Many years later, I had the opportunity to visit Costa Rica. Although it would only to be for a week, I was determined to learn at least a little Spanish. Oh, yes, that Latin? It helped! Of current languages, Spanish is the closest to Latin. I learned and heard enough to want more, and actually took a class for the first time since high school.
Spanish is a phonetic language. What you see is what you get. The way its written tells you how it sounds, and the way it sounds tell you how its written, in contrast to, say, French. A consequence is the more proficient I became at reading the more I could "hear" the words on the page. Reading in Spanish opened up an immense world of literature for me. I worked my way up from Isabel Allende to Gabriel García Márquez' Cien Años de Soledad (One Hundred Years of Solitude).
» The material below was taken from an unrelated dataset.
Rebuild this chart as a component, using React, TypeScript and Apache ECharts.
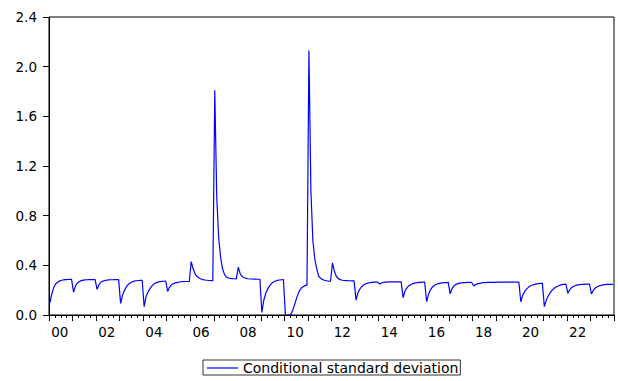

Coming full circle, in 2002 we spent Christmas in Barcelona. On New Year's Day, 2003, I figured I'd buy a book in Spanish. After all the books on quitting smoking, the next best seller was La Sombra del Viento (The Shadow of the Wind) by Carlos Ruis Zafón. It turned out to be one of my favorites of all time.
I've enjoyed languages, even loved a few, but I've never fallen for one as I did for Spanish.
I'm grateful for the doors languages have opened for me. May they open many more.
Thanks, as always, for reading, or listening.
Beautiful journey that intertwines your travels and residences with languages. They do open up new worlds, cultures and literature, don't they?
Also, I really like this phrase: "Everywhere I go now, I have an accent." It's such a true by-product of learning multiple languages, it all gets mixed together sometimes in the head.
What a wonderful life. Accents function very similarly in New England as they do in England, which I guess is not very surprising. Very much a mark of social class. This piece put me in mind of a gorgeous song called Big Yellow Moon, by Kaiti Jones, in which she sings, "Everywhere I go, I from somewhere else. Can't you tell by the way I bend my mouth?" She's from my hometown, so the back cove she remembers is the one I remember, too. But I think it's a song that would speak to anyone who has felt like an outsider, or felt like the place they most belonged was far away. Thanks for lovely read.